Former lawyer Matthew Muller, a Harvard law grad, is accused of a June home invasion in Dublin, California, and a March kidnapping in nearby Vallejo in a case once thought to be a hoax. Muller’s lawyer is challenging items found as a result of a search of his cellphone, left behind at the Dublin home, but there is additional evidence, Wired reports.

The FBI document says the government recorded Muller confessing to the Vallejo kidnapping when he met with a reporter from KPIX-TV who visited him in jail. In reporter Juliette Goodrich’s report on the meeting, which wasn’t on camera, she disclosed that Muller didn’t deny a role in the kidnapping.
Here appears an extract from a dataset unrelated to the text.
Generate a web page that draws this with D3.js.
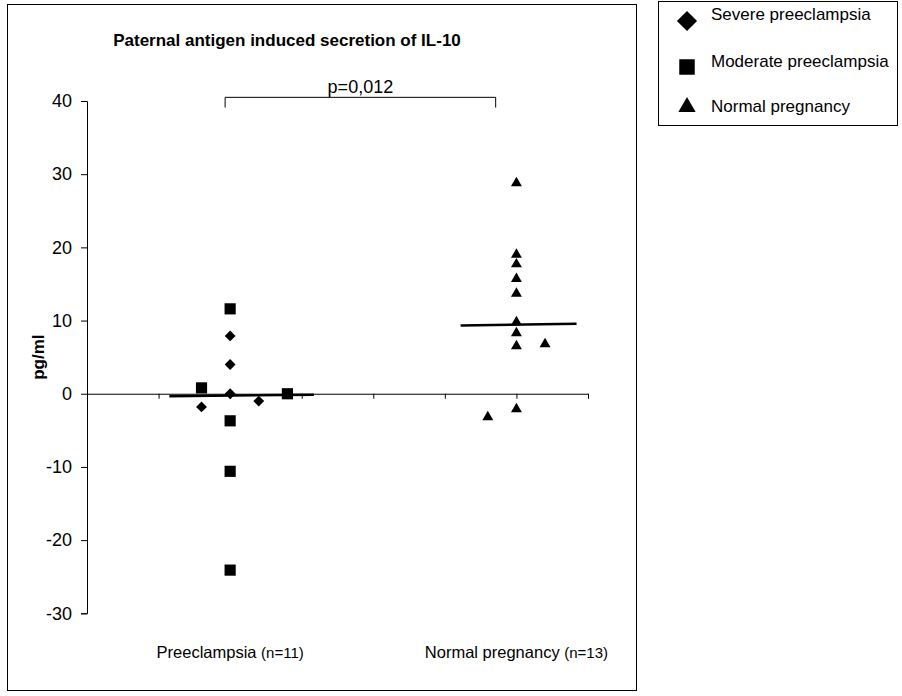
<!DOCTYPE html>
<html>
<head>
<meta charset="utf-8">
<script src="https://cdn.jsdelivr.net/npm/d3@7"></script>
<style>
  body { margin: 0; background: #fff; }
  svg text { font-family: "Liberation Sans", Arial, sans-serif; fill: #000; }
</style>
</head>
<body>
<svg id="chart" width="902" height="696"></svg>
<script>
// values (x in category units, y in pg/ml)
var severe = [
    {x: 2, y: 7.9}, {x: 2, y: 4.0}, {x: 2, y: 0.0}, {x: 1.6, y: -1.8}, {x: 2.4, y: -1.0}
];
var moderate = [
    {x: 2, y: 11.6}, {x: 1.6, y: 0.8}, {x: 2.8, y: 0.0}, {x: 2, y: -3.7}, {x: 2, y: -10.6}, {x: 2, y: -24.1}
];
var normal = [
    {x: 6, y: 28.8}, {x: 6, y: 19.0}, {x: 6, y: 17.7}, {x: 6, y: 15.7}, {x: 6, y: 13.7},
    {x: 6, y: 9.8}, {x: 6, y: 8.3}, {x: 6, y: 6.5}, {x: 6.4, y: 6.8}, {x: 6, y: -2.1}, {x: 5.6, y: -3.2}
];
var medians = [
    {x0: 1.15, x1: 3.17, y0: -0.33, y1: -0.14},
    {x0: 5.22, x1: 6.84, y0: 9.33, y1: 9.56}
];
var categories = [
    {x: 2, name: "Preeclampsia", n: "(n=11)"},
    {x: 6, name: "Normal pregnancy", n: "(n=13)"}
];
var yTicks = [-30, -20, -10, 0, 10, 20, 30, 40];
var xTicks = [1, 2, 3, 4, 5, 6, 7];
var legendItems = [
    {label: "Severe preeclampsia", shape: "diamond"},
    {label: "Moderate preeclampsia", shape: "square"},
    {label: "Normal pregnancy", shape: "triangle"}
];
var bracket = {x0: 1.93, x1: 5.71, top: 40.5, bottom: 39.1, text: "p=0,012"};

var svg = d3.select("#chart");

var x = d3.scaleLinear().domain([0, 7]).range([87, 588]);
var y = d3.scaleLinear().domain([-30, 40]).range([613.3, 101]);

// chart frame
svg.append("rect")
    .attr("x", 7.5).attr("y", 4.5)
    .attr("width", 629).attr("height", 686)
    .attr("fill", "none").attr("stroke", "#000");

svg.append("text")
    .attr("x", 287).attr("y", 46)
    .attr("text-anchor", "middle")
    .style("font-size", "17px").style("font-weight", "bold")
    .text("Paternal antigen induced secretion of IL-10");

// y axis (plain hyphen for negatives, like the original)
var yAxis = d3.axisLeft(y).tickValues(yTicks).tickSize(6).tickPadding(9)
    .tickFormat(function (d) { return String(d); });
var gy = svg.append("g").attr("transform", "translate(87,0)").call(yAxis);
gy.selectAll("text").style("font-size", "18px").style("font-family", "Liberation Sans, Arial, sans-serif");
gy.selectAll("path, line").attr("stroke", "#000");

// x axis along zero
var xAxis = d3.axisBottom(x).tickValues(xTicks).tickSize(5).tickSizeOuter(0).tickFormat("");
var gx = svg.append("g").attr("transform", "translate(0," + y(0) + ")").call(xAxis);
gx.selectAll("path, line").attr("stroke", "#000");

svg.append("text")
    .attr("transform", "translate(44," + y(5) + ") rotate(-90)")
    .attr("text-anchor", "middle")
    .style("font-size", "17px").style("font-weight", "bold")
    .text("pg/ml");

// category labels
var cat = svg.append("g").selectAll("text").data(categories).enter().append("text")
    .attr("x", function (d) { return x(d.x); })
    .attr("y", 658)
    .attr("text-anchor", "middle")
    .style("font-size", "16.5px");
cat.append("tspan").text(function (d) { return d.name + " "; });
cat.append("tspan").style("font-size", "15px").text(function (d) { return d.n; });

// significance bracket
svg.append("path")
    .attr("d", "M" + x(bracket.x0) + "," + y(bracket.bottom) +
               "V" + y(bracket.top) + "H" + x(bracket.x1) + "V" + y(bracket.bottom))
    .attr("fill", "none").attr("stroke", "#000");
svg.append("text")
    .attr("x", x((bracket.x0 + bracket.x1) / 2)).attr("y", 93)
    .attr("text-anchor", "middle")
    .style("font-size", "18px")
    .text(bracket.text);

// median lines
svg.append("g").selectAll("line").data(medians).enter().append("line")
    .attr("x1", function (d) { return x(d.x0); })
    .attr("x2", function (d) { return x(d.x1); })
    .attr("y1", function (d) { return y(d.y0); })
    .attr("y2", function (d) { return y(d.y1); })
    .attr("stroke", "#000").attr("stroke-width", 2.5);

var shapes = {
    diamond: d3.symbol().type(d3.symbolDiamond2).size(75),
    square: d3.symbol().type(d3.symbolSquare).size(125),
    triangle: d3.symbol().type(d3.symbolTriangle).size(52)
};
var legendShapes = {
    diamond: d3.symbol().type(d3.symbolDiamond2).size(260),
    square: d3.symbol().type(d3.symbolSquare).size(240),
    triangle: d3.symbol().type(d3.symbolTriangle).size(130)
};

function drawPoints(data, shape) {
    svg.append("g").selectAll("path").data(data).enter().append("path")
        .attr("transform", function (d) { return "translate(" + x(d.x) + "," + y(d.y) + ")"; })
        .attr("d", shapes[shape])
        .attr("fill", "#000");
}
drawPoints(severe, "diamond");
drawPoints(moderate, "square");
drawPoints(normal, "triangle");

// legend
svg.append("rect")
    .attr("x", 658.5).attr("y", 1.5)
    .attr("width", 239).attr("height", 124)
    .attr("fill", "none").attr("stroke", "#000");
var lg = svg.append("g").selectAll("g").data(legendItems).enter().append("g")
    .attr("transform", function (d, i) { return "translate(687," + [21, 67, 107][i] + ")"; });
lg.append("path")
    .attr("d", function (d) { return legendShapes[d.shape](); })
    .attr("fill", "#000");
lg.append("text")
    .attr("x", 24).attr("y", function (d, i) { return [-1, 0, 5][i]; })
    .style("font-size", "17px")
    .text(function (d) { return d.label; });
</script>
</body>
</html>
She told viewers, however, that certain parts of the conversation couldn’t be revealed because they were “off the record and for background only.”

According to an FBI summary of Muller’s remarks, he confessed and told Goodrich he was acting alone, despite anonymous emails sent to police describing involvement of a three-person gang.

The government is citing Muller’s remarks in a bid to obtain a search warrant to search a hard drive in Muller’s car, as well as laptops and cellphones from a home where he is believed to have held kidnapping victim Denise Huskins.

In April 2012, Muller was featured in an ABA Journal photo gallery about some of the country’s “techiest lawyers.”